**PROBLEM**. Search the material for the string "matplotlib", then return every line where it is found.

----- GIVEN INFORMATION

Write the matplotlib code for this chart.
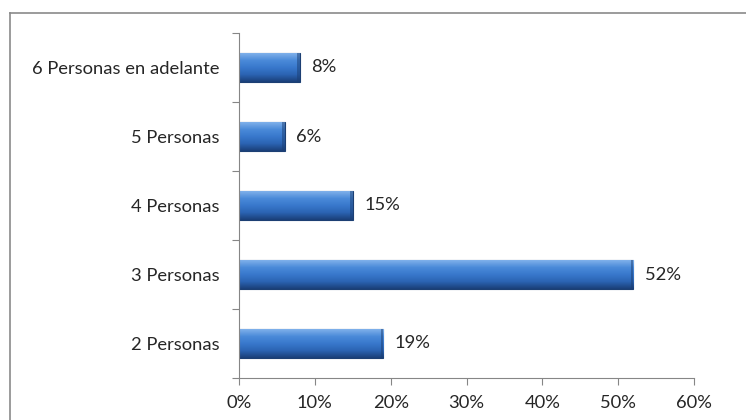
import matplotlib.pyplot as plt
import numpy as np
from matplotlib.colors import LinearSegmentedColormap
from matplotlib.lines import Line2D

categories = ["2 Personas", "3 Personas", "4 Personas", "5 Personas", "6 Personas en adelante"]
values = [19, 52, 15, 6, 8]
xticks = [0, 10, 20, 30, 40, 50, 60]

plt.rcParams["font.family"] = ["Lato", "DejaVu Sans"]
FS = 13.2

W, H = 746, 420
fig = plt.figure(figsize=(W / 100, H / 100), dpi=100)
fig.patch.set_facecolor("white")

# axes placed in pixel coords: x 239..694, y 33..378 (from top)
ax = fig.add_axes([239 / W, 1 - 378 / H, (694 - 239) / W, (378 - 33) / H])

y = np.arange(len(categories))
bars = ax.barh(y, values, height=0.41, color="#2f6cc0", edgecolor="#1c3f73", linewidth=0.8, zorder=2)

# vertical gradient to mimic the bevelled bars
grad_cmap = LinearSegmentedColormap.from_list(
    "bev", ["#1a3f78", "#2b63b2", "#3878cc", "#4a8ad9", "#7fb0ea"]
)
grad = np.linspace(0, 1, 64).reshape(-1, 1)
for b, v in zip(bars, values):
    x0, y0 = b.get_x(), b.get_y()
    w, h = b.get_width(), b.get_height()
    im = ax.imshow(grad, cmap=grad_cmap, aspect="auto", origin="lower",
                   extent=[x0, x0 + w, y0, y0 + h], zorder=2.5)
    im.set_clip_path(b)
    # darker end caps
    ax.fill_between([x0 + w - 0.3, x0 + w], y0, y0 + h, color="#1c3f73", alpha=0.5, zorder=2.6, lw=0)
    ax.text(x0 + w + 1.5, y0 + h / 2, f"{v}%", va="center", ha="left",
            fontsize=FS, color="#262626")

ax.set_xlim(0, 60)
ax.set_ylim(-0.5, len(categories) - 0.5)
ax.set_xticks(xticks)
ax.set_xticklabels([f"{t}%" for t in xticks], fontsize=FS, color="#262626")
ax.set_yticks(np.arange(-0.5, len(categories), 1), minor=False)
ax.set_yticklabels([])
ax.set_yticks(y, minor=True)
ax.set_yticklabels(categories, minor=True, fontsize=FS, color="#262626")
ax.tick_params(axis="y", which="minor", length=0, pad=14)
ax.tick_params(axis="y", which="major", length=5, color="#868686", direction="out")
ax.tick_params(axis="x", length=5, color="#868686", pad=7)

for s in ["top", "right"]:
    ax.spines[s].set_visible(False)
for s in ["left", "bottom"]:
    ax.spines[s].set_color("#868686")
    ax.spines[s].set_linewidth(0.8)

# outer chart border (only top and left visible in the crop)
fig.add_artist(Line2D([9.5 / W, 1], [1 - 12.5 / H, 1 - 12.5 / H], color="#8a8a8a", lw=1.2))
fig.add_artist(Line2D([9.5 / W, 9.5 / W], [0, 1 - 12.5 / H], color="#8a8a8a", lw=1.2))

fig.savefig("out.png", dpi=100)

----------

**RESULT OF THIS TASK**.
Write the matplotlib code for this chart.
import matplotlib.pyplot as plt
from matplotlib.colors import LinearSegmentedColormap
from matplotlib.lines import Line2D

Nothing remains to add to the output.